***** MATERIAL PROVIDED

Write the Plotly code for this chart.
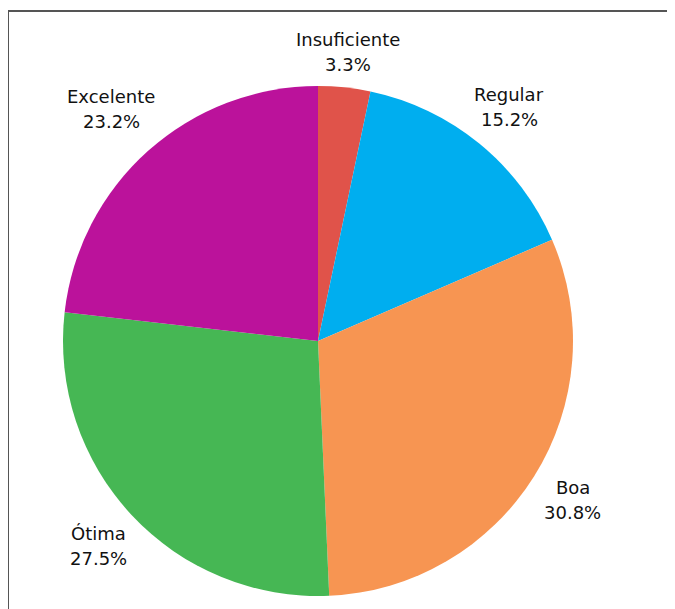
import math
import plotly.graph_objects as go

labels = ["Insuficiente", "Regular", "Boa", "Ótima", "Excelente"]
values = [3.3, 15.2, 30.8, 27.5, 23.2]
colors = ["#E0534A", "#00AEEF", "#F79552", "#46B754", "#BB129B"]

# page body adds an 8px offset; figure sized to fill the rest of the window
OFF = 8
W, H = 675 - OFF, 609 - OFF
cx, cy, r = 318 - OFF, 341 - OFF, 255

FONT = "DejaVu Sans"
FS = 18
LINE_GAP = 25      # baseline-to-baseline distance between the two label lines
LABEL_GAP = 12     # distance from pie edge to nearest side of label block
HALF_H = 18        # half-height of a two-line label block

fig = go.Figure(go.Pie(
    labels=labels,
    values=values,
    sort=False,
    direction="clockwise",
    rotation=0,
    marker=dict(colors=colors, line=dict(width=0)),
    textinfo="none",
    hoverinfo="label+percent",
    showlegend=False,
    domain=dict(x=[(cx - r) / W, (cx + r) / W], y=[(H - cy - r) / H, (H - cy + r) / H]),
))

narrow = {"i": 0.28, "l": 0.28, "I": 0.3, "f": 0.35, "t": 0.39, "j": 0.28, ".": 0.32,
          "r": 0.41, "%": 0.95, " ": 0.32}


def text_width(s):
    return sum(narrow.get(c, 0.62) for c in s) * FS


annotations = []
total = sum(values)
acc = 0.0
for lab, val in zip(labels, values):
    mid = (acc + val / 2) / total * 2 * math.pi
    acc += val
    pct = f"{val / total * 100:.1f}%"
    hw = max(text_width(lab), text_width(pct)) / 2
    s, c = math.sin(mid), math.cos(mid)
    R = r + LABEL_GAP + hw * abs(s) + HALF_H * abs(c)
    lx = cx + R * s
    ly = cy - R * c
    for txt, dy in ((lab, -LINE_GAP / 2), (pct, LINE_GAP / 2)):
        annotations.append(dict(
            x=lx / W, y=1 - (ly + dy) / H, xref="paper", yref="paper",
            text=txt, showarrow=False, xanchor="center", yanchor="middle",
            font=dict(family=FONT, size=FS, color="#111111"),
        ))

fig.update_layout(
    width=W, height=H,
    margin=dict(l=0, r=0, t=0, b=0),
    paper_bgcolor="white",
    plot_bgcolor="white",
    annotations=annotations,
    shapes=[dict(type="rect", xref="paper", yref="paper",
                 x0=(7 - OFF) / W + 0.0015, x1=1.02, y0=-0.02, y1=1 - (11 - OFF) / H,
                 line=dict(color="#555555", width=2), layer="below")],
)

fig.write_html("out.html")
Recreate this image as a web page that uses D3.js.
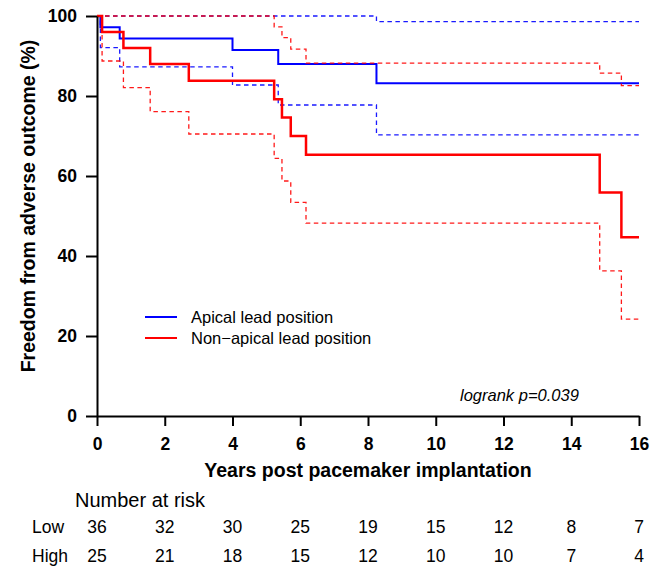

**********

## WRITTEN TASK
Write out each line of the listing above, exactly, from its first line to the line holding "return sum(narrow.get(c, 0.62)", inclusive. Skip the pictures.

## RESPONSE BELOW
Write the Plotly code for this chart.
import math
import plotly.graph_objects as go

labels = ["Insuficiente", "Regular", "Boa", "Ótima", "Excelente"]
values = [3.3, 15.2, 30.8, 27.5, 23.2]
colors = ["#E0534A", "#00AEEF", "#F79552", "#46B754", "#BB129B"]

# page body adds an 8px offset; figure sized to fill the rest of the window
OFF = 8
W, H = 675 - OFF, 609 - OFF
cx, cy, r = 318 - OFF, 341 - OFF, 255

FONT = "DejaVu Sans"
FS = 18
LINE_GAP = 25      # baseline-to-baseline distance between the two label lines
LABEL_GAP = 12     # distance from pie edge to nearest side of label block
HALF_H = 18        # half-height of a two-line label block

fig = go.Figure(go.Pie(
    labels=labels,
    values=values,
    sort=False,
    direction="clockwise",
    rotation=0,
    marker=dict(colors=colors, line=dict(width=0)),
    textinfo="none",
    hoverinfo="label+percent",
    showlegend=False,
    domain=dict(x=[(cx - r) / W, (cx + r) / W], y=[(H - cy - r) / H, (H - cy + r) / H]),
))

narrow = {"i": 0.28, "l": 0.28, "I": 0.3, "f": 0.35, "t": 0.39, "j": 0.28, ".": 0.32,
          "r": 0.41, "%": 0.95, " ": 0.32}


def text_width(s):
    return sum(narrow.get(c, 0.62) for c in s) * FS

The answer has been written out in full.